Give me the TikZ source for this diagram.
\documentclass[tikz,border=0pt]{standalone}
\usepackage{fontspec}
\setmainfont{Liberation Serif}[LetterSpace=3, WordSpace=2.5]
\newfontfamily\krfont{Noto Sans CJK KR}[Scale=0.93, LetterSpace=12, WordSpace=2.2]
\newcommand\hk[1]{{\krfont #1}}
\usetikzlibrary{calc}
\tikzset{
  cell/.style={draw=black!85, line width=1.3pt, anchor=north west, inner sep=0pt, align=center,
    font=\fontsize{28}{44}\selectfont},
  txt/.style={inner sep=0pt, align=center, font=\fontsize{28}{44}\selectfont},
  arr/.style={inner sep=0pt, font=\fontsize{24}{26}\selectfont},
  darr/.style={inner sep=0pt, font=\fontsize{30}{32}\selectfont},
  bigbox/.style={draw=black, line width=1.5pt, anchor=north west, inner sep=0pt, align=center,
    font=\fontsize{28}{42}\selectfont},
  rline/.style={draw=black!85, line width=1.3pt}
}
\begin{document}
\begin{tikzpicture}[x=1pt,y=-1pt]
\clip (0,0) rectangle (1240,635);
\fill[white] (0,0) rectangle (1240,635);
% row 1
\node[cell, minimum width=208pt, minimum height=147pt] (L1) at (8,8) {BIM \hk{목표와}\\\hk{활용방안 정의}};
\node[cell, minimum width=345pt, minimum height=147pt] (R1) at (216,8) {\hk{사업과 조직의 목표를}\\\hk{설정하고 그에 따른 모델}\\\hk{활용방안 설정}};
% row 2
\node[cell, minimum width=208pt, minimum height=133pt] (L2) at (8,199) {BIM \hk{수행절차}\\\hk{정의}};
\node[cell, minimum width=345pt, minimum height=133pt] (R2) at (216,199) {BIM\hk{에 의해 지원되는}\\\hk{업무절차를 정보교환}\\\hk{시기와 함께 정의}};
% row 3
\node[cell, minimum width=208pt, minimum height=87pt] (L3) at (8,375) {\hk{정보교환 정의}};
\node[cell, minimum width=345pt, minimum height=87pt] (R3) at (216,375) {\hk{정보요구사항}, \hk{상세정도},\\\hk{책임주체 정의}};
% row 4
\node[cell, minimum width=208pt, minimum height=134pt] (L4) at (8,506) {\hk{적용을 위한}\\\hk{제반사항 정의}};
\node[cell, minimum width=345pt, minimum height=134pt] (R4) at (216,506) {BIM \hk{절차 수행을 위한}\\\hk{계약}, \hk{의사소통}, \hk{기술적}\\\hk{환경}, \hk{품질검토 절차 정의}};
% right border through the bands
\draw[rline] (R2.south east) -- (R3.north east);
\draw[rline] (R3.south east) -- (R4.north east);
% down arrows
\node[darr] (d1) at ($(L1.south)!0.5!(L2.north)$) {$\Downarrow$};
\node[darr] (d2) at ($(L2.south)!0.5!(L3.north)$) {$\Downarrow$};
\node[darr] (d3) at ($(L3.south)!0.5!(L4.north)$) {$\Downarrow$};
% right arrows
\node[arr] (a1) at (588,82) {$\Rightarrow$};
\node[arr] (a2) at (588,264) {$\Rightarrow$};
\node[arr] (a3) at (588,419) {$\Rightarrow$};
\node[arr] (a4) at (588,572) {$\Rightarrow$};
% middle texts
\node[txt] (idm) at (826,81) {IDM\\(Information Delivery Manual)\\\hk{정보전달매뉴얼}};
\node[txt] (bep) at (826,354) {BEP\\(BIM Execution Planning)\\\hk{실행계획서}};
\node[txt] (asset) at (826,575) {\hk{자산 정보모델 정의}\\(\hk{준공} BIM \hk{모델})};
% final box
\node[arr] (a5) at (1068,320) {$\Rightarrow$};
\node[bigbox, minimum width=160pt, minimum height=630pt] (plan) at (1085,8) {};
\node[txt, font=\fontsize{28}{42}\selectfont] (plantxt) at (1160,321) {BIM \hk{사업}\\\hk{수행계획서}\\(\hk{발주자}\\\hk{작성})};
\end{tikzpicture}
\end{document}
━━━━━━
TASK TO CARRY OUT:
Return all of the data word for word.

COMPLETE OUTPUT:
Give me the TikZ source for this diagram.
\documentclass[tikz,border=0pt]{standalone}
\usepackage{fontspec}
\setmainfont{Liberation Serif}[LetterSpace=3, WordSpace=2.5]
\newfontfamily\krfont{Noto Sans CJK KR}[Scale=0.93, LetterSpace=12, WordSpace=2.2]
\newcommand\hk[1]{{\krfont #1}}
\usetikzlibrary{calc}
\tikzset{
  cell/.style={draw=black!85, line width=1.3pt, anchor=north west, inner sep=0pt, align=center,
    font=\fontsize{28}{44}\selectfont},
  txt/.style={inner sep=0pt, align=center, font=\fontsize{28}{44}\selectfont},
  arr/.style={inner sep=0pt, font=\fontsize{24}{26}\selectfont},
  darr/.style={inner sep=0pt, font=\fontsize{30}{32}\selectfont},
  bigbox/.style={draw=black, line width=1.5pt, anchor=north west, inner sep=0pt, align=center,
    font=\fontsize{28}{42}\selectfont},
  rline/.style={draw=black!85, line width=1.3pt}
}
\begin{document}
\begin{tikzpicture}[x=1pt,y=-1pt]
\clip (0,0) rectangle (1240,635);
\fill[white] (0,0) rectangle (1240,635);
% row 1
\node[cell, minimum width=208pt, minimum height=147pt] (L1) at (8,8) {BIM \hk{목표와}\\\hk{활용방안 정의}};
\node[cell, minimum width=345pt, minimum height=147pt] (R1) at (216,8) {\hk{사업과 조직의 목표를}\\\hk{설정하고 그에 따른 모델}\\\hk{활용방안 설정}};
% row 2
\node[cell, minimum width=208pt, minimum height=133pt] (L2) at (8,199) {BIM \hk{수행절차}\\\hk{정의}};
\node[cell, minimum width=345pt, minimum height=133pt] (R2) at (216,199) {BIM\hk{에 의해 지원되는}\\\hk{업무절차를 정보교환}\\\hk{시기와 함께 정의}};
% row 3
\node[cell, minimum width=208pt, minimum height=87pt] (L3) at (8,375) {\hk{정보교환 정의}};
\node[cell, minimum width=345pt, minimum height=87pt] (R3) at (216,375) {\hk{정보요구사항}, \hk{상세정도},\\\hk{책임주체 정의}};
% row 4
\node[cell, minimum width=208pt, minimum height=134pt] (L4) at (8,506) {\hk{적용을 위한}\\\hk{제반사항 정의}};
\node[cell, minimum width=345pt, minimum height=134pt] (R4) at (216,506) {BIM \hk{절차 수행을 위한}\\\hk{계약}, \hk{의사소통}, \hk{기술적}\\\hk{환경}, \hk{품질검토 절차 정의}};
% right border through the bands
\draw[rline] (R2.south east) -- (R3.north east);
\draw[rline] (R3.south east) -- (R4.north east);
% down arrows
\node[darr] (d1) at ($(L1.south)!0.5!(L2.north)$) {$\Downarrow$};
\node[darr] (d2) at ($(L2.south)!0.5!(L3.north)$) {$\Downarrow$};
\node[darr] (d3) at ($(L3.south)!0.5!(L4.north)$) {$\Downarrow$};
% right arrows
\node[arr] (a1) at (588,82) {$\Rightarrow$};
\node[arr] (a2) at (588,264) {$\Rightarrow$};
\node[arr] (a3) at (588,419) {$\Rightarrow$};
\node[arr] (a4) at (588,572) {$\Rightarrow$};
% middle texts
\node[txt] (idm) at (826,81) {IDM\\(Information Delivery Manual)\\\hk{정보전달매뉴얼}};
\node[txt] (bep) at (826,354) {BEP\\(BIM Execution Planning)\\\hk{실행계획서}};
\node[txt] (asset) at (826,575) {\hk{자산 정보모델 정의}\\(\hk{준공} BIM \hk{모델})};
% final box
\node[arr] (a5) at (1068,320) {$\Rightarrow$};
\node[bigbox, minimum width=160pt, minimum height=630pt] (plan) at (1085,8) {};
\node[txt, font=\fontsize{28}{42}\selectfont] (plantxt) at (1160,321) {BIM \hk{사업}\\\hk{수행계획서}\\(\hk{발주자}\\\hk{작성})};
\end{tikzpicture}
\end{document}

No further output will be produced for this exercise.